Here's what I did...

The girls all met at the hair salon and we got our hair done together. We then went to the place where we were getting ready. My MOH and I went with my Mom. My BM's got dropped off. The RB, FG, and JBM came with their Mom. The girl who did the ceremony reading walked (she only lived like 2 seconds away). The Limo picked up me along with the BM's, MOH, and the reader. The kids went with their Mom. My Mom drove herself to the church so she could then drive to the reception.

As for the guys... Brad (my husband) drove with his BM to the church. One GM drove himself to the church. The other 2 GM rode with their parents.

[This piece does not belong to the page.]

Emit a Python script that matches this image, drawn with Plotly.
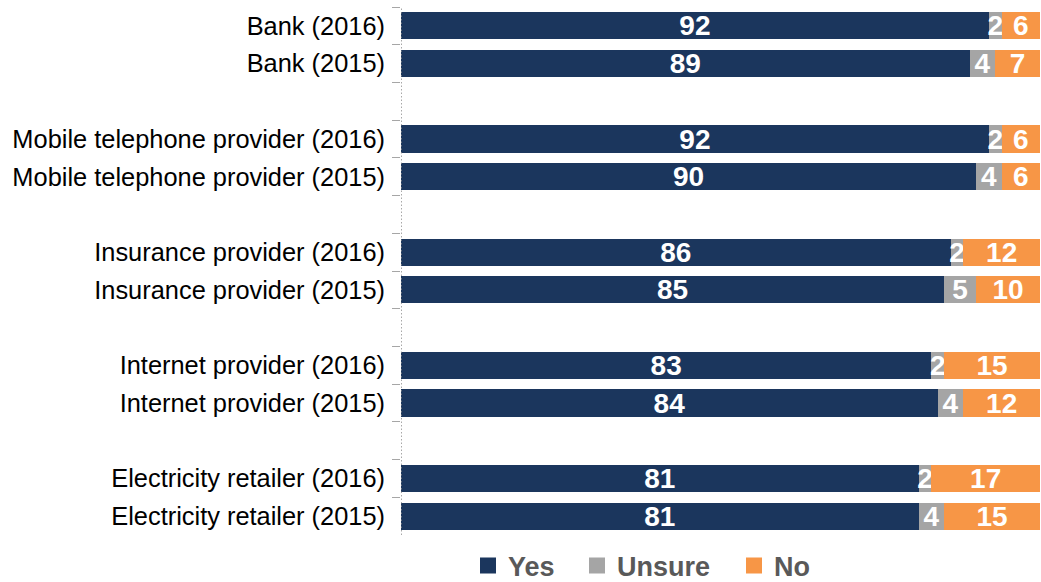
import plotly.graph_objects as go

# Survey responses (%), one row per provider and year
categories = [
    "Bank (2016)", "Bank (2015)",
    "Mobile telephone provider (2016)", "Mobile telephone provider (2015)",
    "Insurance provider (2016)", "Insurance provider (2015)",
    "Internet provider (2016)", "Internet provider (2015)",
    "Electricity retailer (2016)", "Electricity retailer (2015)",
]
yes = [92, 89, 92, 90, 86, 85, 83, 84, 81, 81]
unsure = [2, 4, 2, 4, 2, 5, 2, 4, 2, 4]
no = [6, 7, 6, 6, 12, 10, 15, 12, 17, 15]

series_names = ["Yes", "Unsure", "No"]
series_colors = ["#1b365d", "#a5a5a5", "#f79646"]

# Blank rows separate each provider pair
row_order = []
for i in range(0, len(categories), 2):
    if i > 0:
        row_order.append(" " * (i // 2))
    row_order += categories[i:i + 2]

FONT = "Liberation Sans, Arial, sans-serif"

fig = go.Figure()
for name, vals, color in zip(series_names, [yes, unsure, no], series_colors):
    fig.add_trace(go.Bar(
        y=categories, x=vals, name=name, orientation="h",
        marker=dict(color=color, line=dict(width=0)),
        width=0.72,
        text=vals, texttemplate="%{x}",
        textposition="inside", insidetextanchor="middle",
        constraintext="none", textangle=0,
        textfont=dict(family=FONT, size=28, color="white", weight="bold"),
        showlegend=False, hoverinfo="skip",
    ))

# Legend entries, each in its own legend box so they can be spaced freely
legend_x = [468, 577, 734]
for k, (name, color) in enumerate(zip(series_names, series_colors)):
    lg = "legend" if k == 0 else f"legend{k + 1}"
    fig.add_trace(go.Scatter(
        x=[None], y=[None], mode="markers", name=name,
        marker=dict(symbol="square", size=16, color=color),
        legend=lg, showlegend=True,
    ))

legend_style = dict(
    orientation="h", xref="container", yref="container",
    yanchor="middle", y=1 - 566 / 582, xanchor="left",
    font=dict(family=FONT, size=27, color="#595959", weight="bold"),
    bgcolor="rgba(0,0,0,0)", borderwidth=0, itemwidth=30,
)
layout_legends = {}
for k, lx in enumerate(legend_x):
    key = "legend" if k == 0 else f"legend{k + 1}"
    layout_legends[key] = dict(legend_style, x=lx / 1041)

fig.update_layout(
    width=1041, height=582,
    margin=dict(l=401, r=1, t=7, b=47),
    paper_bgcolor="white", plot_bgcolor="white",
    barmode="stack", bargap=0.28,
    font=dict(family=FONT, color="#000000"),
    xaxis=dict(range=[0, 100], visible=False, fixedrange=True),
    yaxis=dict(
        type="category", categoryorder="array", categoryarray=row_order,
        autorange="reversed", showgrid=False, zeroline=False, showline=False,
        ticks="outside", tickson="boundaries", ticklen=8, tickwidth=1,
        tickcolor="#a6a6a6", ticklabelstandoff=15,
        tickfont=dict(family=FONT, size=25.4, color="#000000"),
        automargin=False,
    ),
    shapes=[dict(
        type="line", xref="x", yref="paper", x0=0, x1=0, y0=0, y1=1,
        line=dict(color="#8c8c8c", width=1.5, dash="1.5px,2px"), layer="above",
    )],
    **layout_legends,
)

fig.write_html("out.html")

The Limo took EVERYONE (except the GM who drove himself. I wasn't sure why until later when I found out he drove on purpose so he could buy TP and beer to trash our car) in the wedding party to the pictures and the reception. They were told ahead of time to arrange a way home... which wasn't a problem. Everyone had a parent or SO there to drive them home.

Brad's Step-Dad also had to drive Brad's car to the reception for us.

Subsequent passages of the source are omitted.